About 1,000 people use the building on a normal day, said university spokesman Randy Schmidt.
Like last week, police would not offer details about this threat, saying it could affect their investigation.
The difference this time was that the threat was not focused on one building. Last time, police cordoned off the biosciences building and evacuated everyone inside.
“In this case, the threat does not specify a location within the UBC Point Grey campus or the method of doing harm but does specify Wednesday as the day of the threat,” said RCMP spokeswoman Const. Annie Linteau.
Linteau would not say whether RCMP believe the threat originates with someone connected to the university but police were appealing to the person or persons involved to seek counselling through the university.
“The RCMP are asking this individual or individuals to come forward and seek the help that he or she needs,” Linteau said.
University public affairs director Scott Macrae said students, faculty and staff would be alerted via e-mail Tuesday about the threat and encouraged to keep an eye on the university’s web site for updates.
A text-messaging alert system is in the works by the end of this school term at the latest, he said, but it won’t be used this time because it hasn’t been tested.
“For now we will be using the web, e-mail, telephone,” he said.

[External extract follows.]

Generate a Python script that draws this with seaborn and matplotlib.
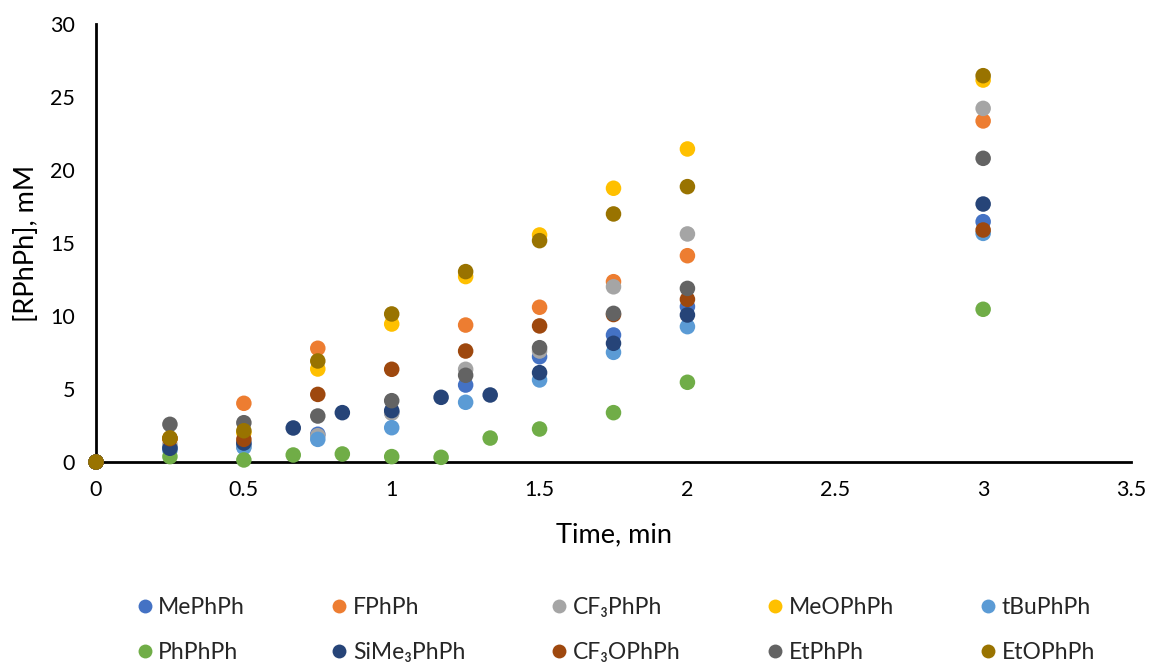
import numpy as np
import pandas as pd
import matplotlib
matplotlib.use("Agg")
import matplotlib.pyplot as plt
import seaborn as sns

# Sampling times (min)
t_main = [0, 0.25, 0.5, 0.75, 1, 1.25, 1.5, 1.75, 2, 3]
t_fine = [0, 0.25, 0.5, 0.667, 0.833, 1, 1.167, 1.333, 1.5, 1.75, 2, 3]

# Product concentrations (mM)
me_phph    = [0, 1.0, 1.2, 1.9, 3.4, 5.27, 7.21, 8.7, 10.64, 16.46]
f_phph     = [0, 1.6, 4.02, 7.79, np.nan, 9.38, 10.6, 12.35, 14.13, 23.36]
cf3_phph   = [0, 1.2, 1.05, 1.8, 3.35, 6.35, 7.6, 12.0, 15.62, 24.22]
meo_phph   = [0, 1.6, 2.0, 6.37, 9.45, 12.7, 15.55, 18.75, 21.44, 26.16]
tbu_phph   = [0, 0.8, 1.0, 1.55, 2.35, 4.09, 5.62, 7.51, 9.27, 15.66]
ph_phph    = [0, 0.37, 0.14, 0.48, 0.55, 0.37, 0.32, 1.64, 2.26, 3.38, 5.46, 10.46]
sime3_phph = [0, 0.94, 1.3, 2.33, 3.38, 3.52, 4.43, 4.59, 6.12, 8.13, 10.07, 17.67]
cf3o_phph  = [0, 1.6, 1.55, 4.63, 6.35, 7.6, 9.32, 10.1, 11.14, 15.89]
et_phph    = [0, 2.58, 2.69, 3.15, 4.2, 5.94, 7.83, 10.18, 11.89, 20.8]
eto_phph   = [0, 1.65, 2.14, 6.92, 10.14, 13.04, 15.16, 16.99, 18.86, 26.46]

series_names = ["MePhPh", "FPhPh", "CF₃PhPh", "MeOPhPh", "tBuPhPh",
                "PhPhPh", "SiMe₃PhPh", "CF₃OPhPh", "EtPhPh", "EtOPhPh"]
series_times = [t_main, t_main, t_main, t_main, t_main,
                t_fine, t_fine, t_main, t_main, t_main]
series_vals = [me_phph, f_phph, cf3_phph, meo_phph, tbu_phph,
               ph_phph, sime3_phph, cf3o_phph, et_phph, eto_phph]
colors = ["#4472C4", "#ED7D31", "#A5A5A5", "#FFC000", "#5B9BD5",
          "#70AD47", "#264478", "#9E480E", "#636363", "#997300"]

frames = []
for name, tt, vv in zip(series_names, series_times, series_vals):
    frames.append(pd.DataFrame({"Time": tt, "Conc": vv, "Series": name}))
df = pd.concat(frames, ignore_index=True).dropna()

sns.set_theme(style="white")
plt.rcParams["font.family"] = ["Lato", "DejaVu Sans"]

fig = plt.figure(figsize=(11.49, 6.63), dpi=100)
ax = fig.add_axes([96 / 1149, 1 - 462 / 663, (1131 - 96) / 1149, (462 - 24) / 663])

sns.scatterplot(data=df, x="Time", y="Conc", hue="Series",
                hue_order=series_names, palette=dict(zip(series_names, colors)),
                s=125, linewidth=0, alpha=1, ax=ax, legend=False, clip_on=False)

ax.set_xlim(0, 3.5)
ax.set_ylim(0, 30)
ax.set_xticks(np.arange(0, 3.51, 0.5))
ax.set_xticklabels(["0", "0.5", "1", "1.5", "2", "2.5", "3", "3.5"])
ax.set_yticks(np.arange(0, 31, 5))
ax.tick_params(axis="x", length=0, pad=13, labelsize=15.5, colors="#000000")
ax.tick_params(axis="y", length=0, pad=15, labelsize=15.5, colors="#000000")
for side in ["top", "right"]:
    ax.spines[side].set_visible(False)
for side in ["left", "bottom"]:
    ax.spines[side].set_color("black")
    ax.spines[side].set_linewidth(2)
    ax.spines[side].set_zorder(0.5)
ax.set_xlabel("Time, min", fontsize=19.5, labelpad=16, color="#000000")
ax.set_ylabel("[RPhPh], mM", fontsize=19.5, labelpad=8, color="#000000")

# Legend laid out row by row: matplotlib fills columns first, so interleave
handles = [plt.Line2D([], [], marker="o", linestyle="", markersize=10,
                      markerfacecolor=c, markeredgewidth=0) for c in colors]
order = [0, 5, 1, 6, 2, 7, 3, 8, 4, 9]
fig.legend([handles[i] for i in order], [series_names[i] for i in order],
           loc="center", ncol=5,
           bbox_to_anchor=(614 / 1149, 1 - 630 / 663), frameon=False,
           fontsize=16.5, handletextpad=0.1, columnspacing=3.6,
           labelspacing=1.07, handlelength=1.0)

fig.savefig("out.png", dpi=100, facecolor="white")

Macrae could not say if students would be penalized for staying away from campus Wednesday.
“At this point RCMP are recommending that people treat tomorrow as business as usual,” he said. “Generally those matters (missing class) are dealt with between students and their professors.”
The threat is frustratingly vague, yet credible enough that the RCMP on Wednesday will send an unspecified number of Mounties onto the campus, a labyrinthian sprawl along Vancouver’s western shoreline with a school-day population of around 65,000.
“Investigators cannot ascertain with any precision the level of danger or whether any danger exists, but are continuing to vigorously pursue the investigation into both threats,” said Linteau.
The RCMP’s behavioural sciences unit will analyze the threats to try and get a profile of who sent them, she said.
“We have to explore every avenue of investigation, regardless if it is a cry for help, regardless if it is to gain public notoriety or regardless of whether or not someone is intending on carrying out the threat,” said Linteau.
“It is a criminal offence and we are determined on finding the person or persons responsible.”
Linteau would not say how many extra Mounties would be on campus Wednesday to augment the permanent detachment there, nor whether the heavily armed emergency response team or bomb squad would be nearby.
The university’s acting security director, David Halcovitch, was also vague on his plans, other than saying his staff would take its lead from the RCMP.
Macrae said the threats have been unsettling but the university has done its best to communicate with those affected.
“But you have to remember that this is a large community and there are more than 400 buildings on this campus,” he said.
A threat last Wednesday prompted a six-hour evacuation of the biosciences building near the centre of the main UBC campus.
The RCMP’s emergency response team, the explosives disposal unit and other RCMP resources cordoned off the building.
Those inside were told to lock the doors and stay in their rooms until the all-clear was sounded at 7:30 p.m.
Macrae said it was the first time the university had been forced to lock down a portion of the campus.